Current account surpluses are in fact not simply a German phenomenon. Outside the EU, where it is impossible to argue that a kind of artificial currency manipulation is producing the effect of an artificial boost to competitiveness, the surpluses of Norway and Switzerland as a proportion of GDP (respectively estimated at 14.8 and 12.1 percent for 2010) are much higher than that of Germany (5.2 percent). The other Eurozone members with a German type of economy — Austria and the Netherlands — also have current account surpluses. In fact, if an observer looked at Europe ignoring political boundaries, they would see a dynamic area stretching north from the Alps (including not only Austria, Slovakia, Slovenia, and Switzerland but also parts of central France and northern Italy) with a powerful tradition of skilled industry and the export of niche products. These areas are where German productivity is not perceived as a threat, but rather as a sign of hope that Europe has a strong role in the world economy.
Still, Germany knows that the resentments against it will persist unless it can devise some enhanced measure of fiscal redistribution on the European level (as there has been between states in the United States since the Great Depression.) Its only realistic option to that end may be to devise some sort of European tax (or even more radically perhaps a European social security regime) that would act as an absorber of regionally specific shocks. An obvious starting point for Europe would be to set some standard limit up to which national debt would be federalized — perhaps the notorious 60 per cent of GDP from the Maastricht convergence criteria, perhaps a lower limit. Debt exceeding that amount would be left to the responsibility of the national states.
Germany's current muscle flexing should be properly understood as a way to open up the bargaining for such a deal. It resembles, in fact, the position that Virginians took in 1790 in resisting the Hamiltonian assumption of state debts arising out of the war of independence. In the end, Virginia extracted big concessions — a limit to its liability and the moving of the federal capital. The new compact could also be made palatable to German voters, if it were structured in a way that would make the Europeanization of German interests clear. Germans could for instance be given tax incentives to buy assets in southern Europe: Companies could invest and bring in new business practices; households might think about buying some of those empty Spanish houses and apartments.
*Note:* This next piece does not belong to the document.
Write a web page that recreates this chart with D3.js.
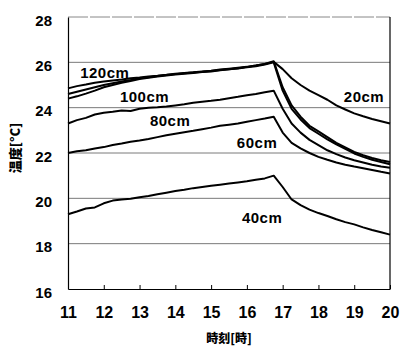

There should no doubt: Germany is powerful, and Frau Merkel knows it. But the sources — and thus, the uses — of that strength have been misunderstood. It's not just because of the success of a particular economic model — one strongly driven by export performance — but also because of a constitutional and legal order. None of this translates straightforwardly into political power in the way Merkel's critics sometimes claim. But observers should not be so surprised that she is trying to remake Europe, however marginally, in her country's image. Germany's traditions, after all, have proven successful, and there's reason to believe they can influence Europe for the better. Merkel's actions don't smack of imperialism, then, but of leadership.